**SET EXERCISE:**
Quote word for word the lines below, beginning with the first and ending with the one that has "896, 775, 674]". Drop the pictures.

**INPUT RECORDS:**
--- START ---
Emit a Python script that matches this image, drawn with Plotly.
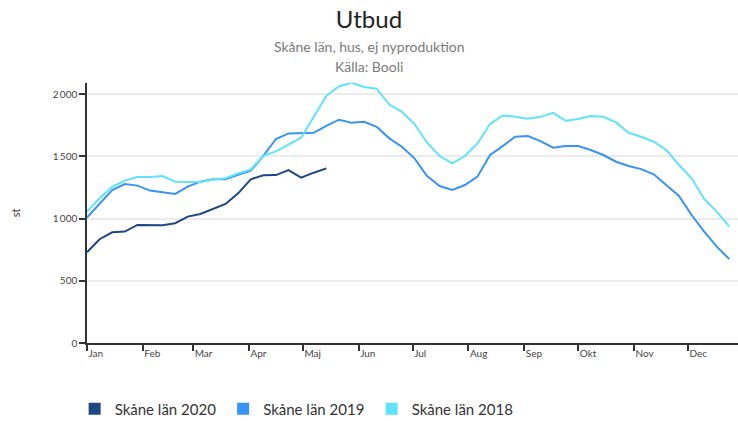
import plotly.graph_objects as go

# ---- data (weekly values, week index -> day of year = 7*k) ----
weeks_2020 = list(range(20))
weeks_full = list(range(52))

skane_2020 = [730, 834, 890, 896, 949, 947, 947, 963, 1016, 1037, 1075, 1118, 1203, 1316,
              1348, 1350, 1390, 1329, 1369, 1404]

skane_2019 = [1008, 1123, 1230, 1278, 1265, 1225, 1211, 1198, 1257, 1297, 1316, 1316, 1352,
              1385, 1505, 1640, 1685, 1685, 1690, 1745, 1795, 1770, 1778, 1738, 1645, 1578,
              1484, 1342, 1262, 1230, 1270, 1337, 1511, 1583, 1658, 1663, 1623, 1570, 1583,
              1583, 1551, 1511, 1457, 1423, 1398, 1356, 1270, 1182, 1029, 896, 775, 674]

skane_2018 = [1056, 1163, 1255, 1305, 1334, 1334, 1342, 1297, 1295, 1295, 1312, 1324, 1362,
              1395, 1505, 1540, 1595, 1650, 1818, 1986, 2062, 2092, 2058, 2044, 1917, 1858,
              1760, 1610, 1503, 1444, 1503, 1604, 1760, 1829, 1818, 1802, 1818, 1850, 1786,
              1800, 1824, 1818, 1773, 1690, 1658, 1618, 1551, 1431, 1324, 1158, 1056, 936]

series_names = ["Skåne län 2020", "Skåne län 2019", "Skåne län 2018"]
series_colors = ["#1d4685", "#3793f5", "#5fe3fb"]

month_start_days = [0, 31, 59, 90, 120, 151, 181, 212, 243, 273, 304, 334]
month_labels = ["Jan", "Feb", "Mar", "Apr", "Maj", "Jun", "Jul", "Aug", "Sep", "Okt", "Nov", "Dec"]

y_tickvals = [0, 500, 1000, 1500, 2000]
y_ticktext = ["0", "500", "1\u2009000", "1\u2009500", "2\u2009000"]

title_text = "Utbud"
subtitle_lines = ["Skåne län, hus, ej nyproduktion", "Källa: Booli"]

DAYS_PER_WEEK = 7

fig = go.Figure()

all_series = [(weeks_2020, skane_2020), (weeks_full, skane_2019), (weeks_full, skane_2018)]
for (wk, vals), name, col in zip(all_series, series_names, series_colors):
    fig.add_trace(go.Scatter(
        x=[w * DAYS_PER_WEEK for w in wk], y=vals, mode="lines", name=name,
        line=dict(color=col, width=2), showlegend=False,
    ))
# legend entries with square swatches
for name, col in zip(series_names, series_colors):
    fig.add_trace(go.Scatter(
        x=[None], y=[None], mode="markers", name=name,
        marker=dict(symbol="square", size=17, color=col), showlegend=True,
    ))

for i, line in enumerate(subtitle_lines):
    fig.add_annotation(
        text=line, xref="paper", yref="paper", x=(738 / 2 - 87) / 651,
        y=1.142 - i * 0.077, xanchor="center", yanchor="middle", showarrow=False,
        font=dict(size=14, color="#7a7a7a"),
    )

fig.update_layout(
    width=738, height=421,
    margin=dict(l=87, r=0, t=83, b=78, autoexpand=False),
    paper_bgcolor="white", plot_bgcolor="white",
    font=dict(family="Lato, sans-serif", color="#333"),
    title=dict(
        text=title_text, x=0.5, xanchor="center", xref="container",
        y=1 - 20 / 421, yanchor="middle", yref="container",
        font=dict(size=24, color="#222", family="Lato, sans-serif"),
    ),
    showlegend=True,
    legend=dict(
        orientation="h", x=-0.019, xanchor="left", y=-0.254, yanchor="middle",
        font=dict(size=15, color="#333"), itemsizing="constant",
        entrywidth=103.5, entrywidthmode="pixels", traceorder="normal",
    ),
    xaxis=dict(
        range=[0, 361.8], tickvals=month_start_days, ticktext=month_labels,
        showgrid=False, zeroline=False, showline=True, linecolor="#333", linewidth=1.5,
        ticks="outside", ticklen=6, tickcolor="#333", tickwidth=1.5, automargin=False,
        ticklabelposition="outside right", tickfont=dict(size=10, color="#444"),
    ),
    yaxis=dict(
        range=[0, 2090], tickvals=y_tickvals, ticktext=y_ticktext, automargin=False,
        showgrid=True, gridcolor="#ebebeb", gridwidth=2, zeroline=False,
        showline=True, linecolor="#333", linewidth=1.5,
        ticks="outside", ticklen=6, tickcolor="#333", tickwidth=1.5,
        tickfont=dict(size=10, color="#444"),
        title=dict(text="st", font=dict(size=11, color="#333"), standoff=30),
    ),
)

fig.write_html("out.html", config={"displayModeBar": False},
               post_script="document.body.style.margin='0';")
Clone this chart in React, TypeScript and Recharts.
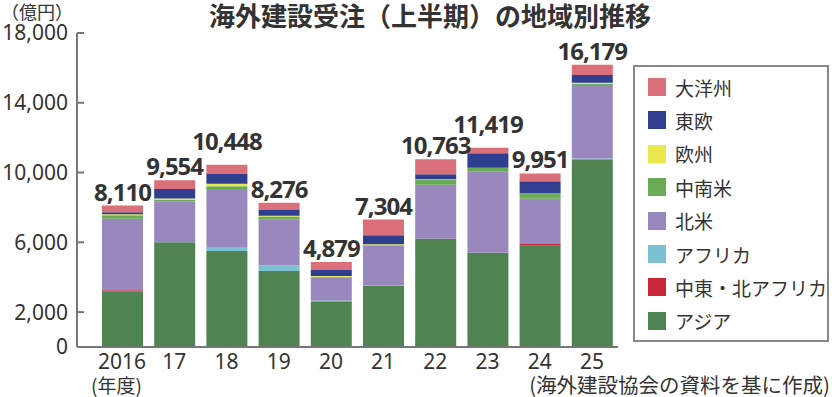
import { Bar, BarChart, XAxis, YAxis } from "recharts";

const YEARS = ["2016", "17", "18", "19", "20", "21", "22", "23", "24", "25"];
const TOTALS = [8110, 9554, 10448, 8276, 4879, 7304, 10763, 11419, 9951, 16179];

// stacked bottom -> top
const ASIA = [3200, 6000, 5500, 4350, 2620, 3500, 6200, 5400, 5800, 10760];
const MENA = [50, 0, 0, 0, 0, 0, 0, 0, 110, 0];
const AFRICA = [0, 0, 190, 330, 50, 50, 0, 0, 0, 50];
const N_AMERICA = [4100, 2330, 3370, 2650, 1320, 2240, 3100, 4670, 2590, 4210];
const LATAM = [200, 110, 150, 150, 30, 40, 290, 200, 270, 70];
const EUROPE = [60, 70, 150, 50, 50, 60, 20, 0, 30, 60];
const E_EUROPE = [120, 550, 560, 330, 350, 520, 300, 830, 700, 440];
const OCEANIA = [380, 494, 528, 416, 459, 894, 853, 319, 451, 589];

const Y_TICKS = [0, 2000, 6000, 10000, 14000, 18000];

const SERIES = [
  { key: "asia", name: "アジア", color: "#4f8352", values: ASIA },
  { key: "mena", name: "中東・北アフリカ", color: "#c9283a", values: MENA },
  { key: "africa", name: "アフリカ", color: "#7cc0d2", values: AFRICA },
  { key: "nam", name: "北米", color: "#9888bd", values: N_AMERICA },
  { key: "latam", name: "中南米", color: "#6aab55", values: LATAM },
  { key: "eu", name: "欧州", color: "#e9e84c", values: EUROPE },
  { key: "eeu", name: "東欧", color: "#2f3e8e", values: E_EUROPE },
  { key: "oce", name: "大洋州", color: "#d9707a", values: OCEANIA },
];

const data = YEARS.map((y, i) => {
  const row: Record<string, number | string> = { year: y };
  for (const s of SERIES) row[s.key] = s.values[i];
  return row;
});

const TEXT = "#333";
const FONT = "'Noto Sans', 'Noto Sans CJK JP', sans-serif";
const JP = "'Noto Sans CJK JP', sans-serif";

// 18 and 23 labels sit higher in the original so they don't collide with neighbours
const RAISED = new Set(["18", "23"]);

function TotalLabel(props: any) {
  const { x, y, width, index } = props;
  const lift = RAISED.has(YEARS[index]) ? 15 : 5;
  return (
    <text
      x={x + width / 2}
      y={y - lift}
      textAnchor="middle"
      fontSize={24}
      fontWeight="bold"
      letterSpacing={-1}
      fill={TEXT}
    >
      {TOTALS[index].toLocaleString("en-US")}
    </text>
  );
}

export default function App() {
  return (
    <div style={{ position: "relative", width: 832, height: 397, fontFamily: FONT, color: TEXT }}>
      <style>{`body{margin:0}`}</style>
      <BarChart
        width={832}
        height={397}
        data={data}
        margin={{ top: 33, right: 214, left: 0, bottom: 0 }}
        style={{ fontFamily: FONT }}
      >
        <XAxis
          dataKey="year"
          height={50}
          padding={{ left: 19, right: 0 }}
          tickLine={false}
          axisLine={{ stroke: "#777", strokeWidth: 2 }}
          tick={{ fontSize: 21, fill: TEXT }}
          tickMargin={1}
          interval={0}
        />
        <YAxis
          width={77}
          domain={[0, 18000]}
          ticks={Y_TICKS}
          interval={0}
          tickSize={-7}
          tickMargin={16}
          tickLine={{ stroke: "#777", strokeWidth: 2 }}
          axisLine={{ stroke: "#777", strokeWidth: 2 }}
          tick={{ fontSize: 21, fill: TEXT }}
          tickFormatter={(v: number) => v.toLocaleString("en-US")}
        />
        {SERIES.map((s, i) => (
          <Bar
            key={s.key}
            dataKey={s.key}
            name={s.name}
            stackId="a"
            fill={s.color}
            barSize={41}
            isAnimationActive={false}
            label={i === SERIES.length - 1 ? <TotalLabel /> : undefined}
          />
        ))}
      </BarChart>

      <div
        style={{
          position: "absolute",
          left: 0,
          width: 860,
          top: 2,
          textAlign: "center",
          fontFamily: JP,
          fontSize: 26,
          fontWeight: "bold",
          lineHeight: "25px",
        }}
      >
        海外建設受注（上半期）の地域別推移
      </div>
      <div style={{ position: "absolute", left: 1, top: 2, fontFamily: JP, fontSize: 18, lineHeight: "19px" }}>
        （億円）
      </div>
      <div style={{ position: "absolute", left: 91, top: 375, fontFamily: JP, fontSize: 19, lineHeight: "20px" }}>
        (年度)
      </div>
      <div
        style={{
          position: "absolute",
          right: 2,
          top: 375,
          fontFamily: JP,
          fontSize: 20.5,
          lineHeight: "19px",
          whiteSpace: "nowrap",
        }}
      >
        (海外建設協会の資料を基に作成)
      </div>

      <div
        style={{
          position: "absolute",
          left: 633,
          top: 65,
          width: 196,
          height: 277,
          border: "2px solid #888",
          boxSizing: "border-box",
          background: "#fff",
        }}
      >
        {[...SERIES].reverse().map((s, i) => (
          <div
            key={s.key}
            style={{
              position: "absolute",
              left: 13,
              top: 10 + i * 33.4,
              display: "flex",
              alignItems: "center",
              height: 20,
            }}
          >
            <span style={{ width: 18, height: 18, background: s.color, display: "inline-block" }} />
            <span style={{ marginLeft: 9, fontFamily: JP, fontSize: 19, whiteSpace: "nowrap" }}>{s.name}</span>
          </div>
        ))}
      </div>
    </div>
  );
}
--- END ---
**EXPECTED OUTPUT:**
Emit a Python script that matches this image, drawn with Plotly.
import plotly.graph_objects as go

# ---- data (weekly values, week index -> day of year = 7*k) ----
weeks_2020 = list(range(20))
weeks_full = list(range(52))

skane_2020 = [730, 834, 890, 896, 949, 947, 947, 963, 1016, 1037, 1075, 1118, 1203, 1316,
              1348, 1350, 1390, 1329, 1369, 1404]

skane_2019 = [1008, 1123, 1230, 1278, 1265, 1225, 1211, 1198, 1257, 1297, 1316, 1316, 1352,
              1385, 1505, 1640, 1685, 1685, 1690, 1745, 1795, 1770, 1778, 1738, 1645, 1578,
              1484, 1342, 1262, 1230, 1270, 1337, 1511, 1583, 1658, 1663, 1623, 1570, 1583,
              1583, 1551, 1511, 1457, 1423, 1398, 1356, 1270, 1182, 1029, 896, 775, 674]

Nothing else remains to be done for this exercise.